Optical Blood Flow Monitoring in Humans Using SNSPDs and High-Density SPAD Cameras.

Continuous and non-invasive monitoring of cerebral blood flow (CBF) is essential for managing acute brain injuries. Time-domain diffuse correlation spectroscopy (TD-DCS) enables depth-sensitive microvascular blood flow assessment using time- of-flight information in diffuse media like living tissue. This paper presents recent developments in TD-DCS using superconducting nanowire single-photon detectors (SNSPDs) and high-density single-photon avalanche diode (SPAD) arrays.
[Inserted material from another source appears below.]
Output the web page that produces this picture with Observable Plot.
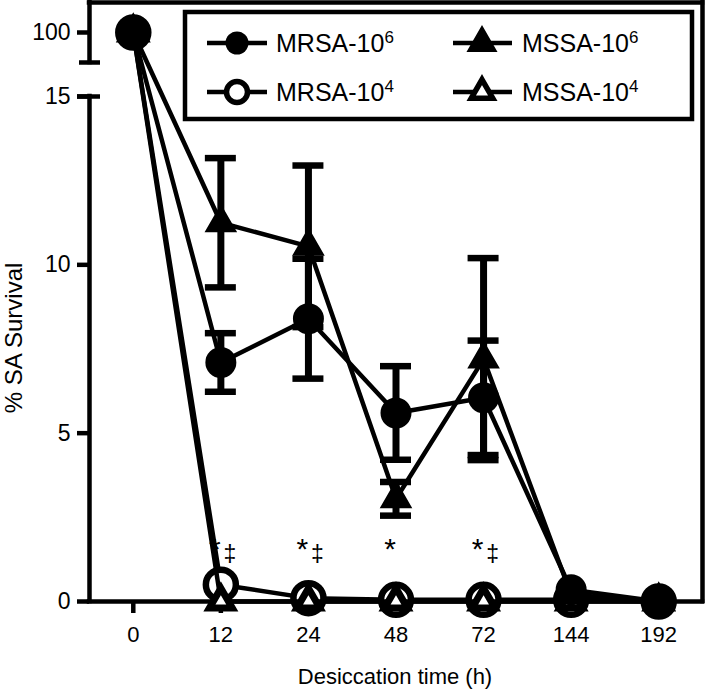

We demonstrate improved signal-to-noise (SNR) and depth sensitivity at 1064 nm wavelengths using photon time-gating, and optimized instrument response functions. Experimental results from head-of-bed (HOB) and pressure modulation protocols validated the system's capability in isolating deeper cerebral signals. The additional assessment of SPAD-based detectors with preliminary hand grip and HOB protocols showed results complementing our CW-DCS system. This places the SPAD-based approach in a more advantageous position than traditional CW-DCS systems, especially in terms of SNR and scalability. With future enhancements such as fast time- gating and improved quantum efficiency, SPAD arrays can bridge the gap for implementing time-domain systems in clinical settings due to their sensitivity, compactness and cost-effective features. Similarly, SNSPD arrays can become a viable alternative or complement to SPAD arrays in TD-DCS, especially for deep-tissue imaging where performance near 1064 nm is desirable.